### DATA EXTRACT
____
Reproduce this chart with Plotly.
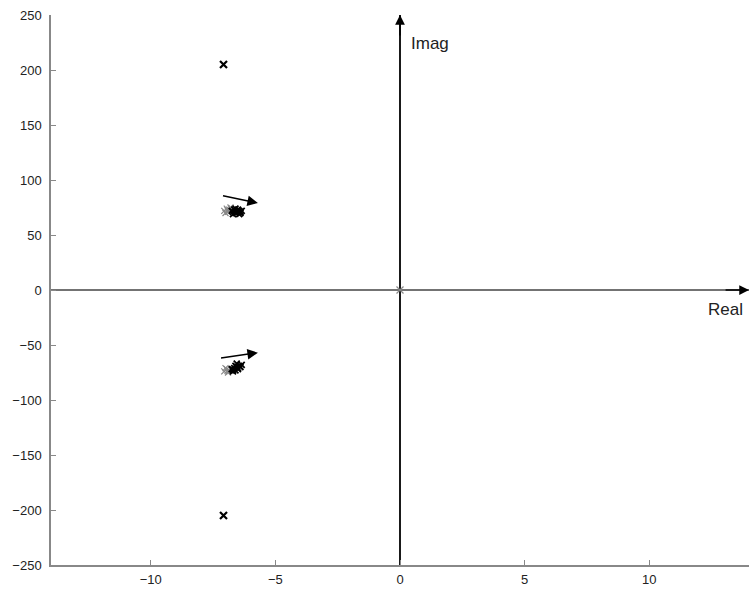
import plotly.graph_objects as go

# Open-loop poles (far) and origin
pole_re = [-7.08, -7.08]
pole_im = [205.0, -205.0]
origin_re = [0.0]
origin_im = [0.0]

# Clustered root-locus points (gray = early iterations, black = later)
up_gray_re = [-7.05, -6.95, -6.9, -6.85, -7.0, -6.8, -6.92]
up_gray_im = [72, 74, 71, 73, 70, 75, 72.5]
up_black_re = [-6.75, -6.7, -6.65, -6.6, -6.55, -6.5, -6.45, -6.4, -6.35, -6.6, -6.5, -6.45, -6.7, -6.55, -6.4]
up_black_im = [72, 71, 73, 70, 72, 71, 69, 70, 72, 74, 73, 72, 69, 70.5, 71]
lo_gray_re = [-7.05, -6.95, -6.9, -6.85, -7.0, -6.92]
lo_gray_im = [-74, -72, -75, -73, -71, -73.5]
lo_black_re = [-6.75, -6.7, -6.65, -6.6, -6.55, -6.5, -6.45, -6.4, -6.35, -6.55, -6.6, -6.5, -6.7]
lo_black_im = [-72, -74, -71, -73, -70, -72, -69, -70, -68, -67, -69, -71, -72.5]

# Direction arrows: (tail_re, tail_im, head_re, head_im)
arrow_up = (-7.16, 86, -5.7, 79)
arrow_lo = (-7.24, -62, -5.7, -57)

x_ticks = [-10, -5, 0, 5, 10]
y_ticks = [250, 200, 150, 100, 50, 0, -50, -100, -150, -200, -250]
x_range = [-14, 14]
y_range = [-250, 250]

fig = go.Figure()

# Axes through origin
fig.add_trace(go.Scatter(x=[x_range[0], x_range[1]], y=[0, 0], mode="lines",
                         line=dict(color="#444444", width=1.5), hoverinfo="skip"))
fig.add_trace(go.Scatter(x=[0, 0], y=[y_range[0], y_range[1]], mode="lines",
                         line=dict(color="black", width=1.8), hoverinfo="skip"))

fig.add_trace(go.Scatter(x=up_gray_re + lo_gray_re, y=up_gray_im + lo_gray_im, mode="markers",
                         marker=dict(symbol="x-thin", size=6, line=dict(color="#888888", width=1.2))))
fig.add_trace(go.Scatter(x=up_black_re + lo_black_re, y=up_black_im + lo_black_im, mode="markers",
                         marker=dict(symbol="x-thin", size=6, line=dict(color="black", width=1.8))))
fig.add_trace(go.Scatter(x=pole_re, y=pole_im, mode="markers",
                         marker=dict(symbol="x-thin", size=7, line=dict(color="black", width=2.2))))
fig.add_trace(go.Scatter(x=origin_re, y=origin_im, mode="markers",
                         marker=dict(symbol="x-thin", size=7, line=dict(color="#888888", width=1.2))))

for a in (arrow_up, arrow_lo):
    fig.add_annotation(x=a[2], y=a[3], ax=a[0], ay=a[1], xref="x", yref="y", axref="x", ayref="y",
                       showarrow=True, arrowhead=2, arrowsize=1.4, arrowwidth=1.5, arrowcolor="black", text="")

# axis arrowheads
fig.add_annotation(x=0, y=y_range[1], ax=0, ay=y_range[1] - 20, xref="x", yref="y", axref="x", ayref="y",
                   showarrow=True, arrowhead=2, arrowsize=1.3, arrowwidth=1.5, arrowcolor="black", text="")
fig.add_annotation(x=x_range[1], y=0, ax=x_range[1] - 1, ay=0, xref="x", yref="y", axref="x", ayref="y",
                   showarrow=True, arrowhead=2, arrowsize=1.3, arrowwidth=1.5, arrowcolor="black", text="")

fig.add_annotation(x=0.35, y=224, xref="x", yref="y", text="Imag", showarrow=False, xanchor="left",
                   font=dict(family="Liberation Sans, Arial", size=17, color="#222222"))
fig.add_annotation(x=13.85, y=-18, xref="x", yref="y", text="Real", showarrow=False, xanchor="right",
                   font=dict(family="Liberation Sans, Arial", size=17, color="#222222"))

tickfont = dict(family="Liberation Sans, Arial", size=13, color="#222222")

fig.update_layout(
    width=749, height=589, showlegend=False,
    margin=dict(l=51, r=0, t=15, b=24),
    paper_bgcolor="white", plot_bgcolor="white",
    font=dict(family="Liberation Sans, Arial", size=13, color="#222222"),
)
fig.update_xaxes(range=x_range, tickvals=x_ticks, showgrid=False, zeroline=False,
                 showline=True, linecolor="#888888", linewidth=1.5, ticks="inside",
                 ticklen=5, tickcolor="#888888", mirror=False, tickfont=tickfont,
                 ticklabelstandoff=2)
fig.update_yaxes(range=y_range, tickvals=y_ticks, showgrid=False, zeroline=False,
                 showline=True, linecolor="#888888", linewidth=1.5, ticks="inside",
                 ticklen=5, tickcolor="#888888", mirror=False, tickfont=tickfont,
                 ticklabelstandoff=5)

fig.write_html("out.html")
____
### REQUIREMENTS
Restate the data word for word from its first line through the line with "origin_im = [0.0]", leaving out any picture along the way.

### ANSWER FOR THIS EXERCISE
Reproduce this chart with Plotly.
import plotly.graph_objects as go

# Open-loop poles (far) and origin
pole_re = [-7.08, -7.08]
pole_im = [205.0, -205.0]
origin_re = [0.0]
origin_im = [0.0]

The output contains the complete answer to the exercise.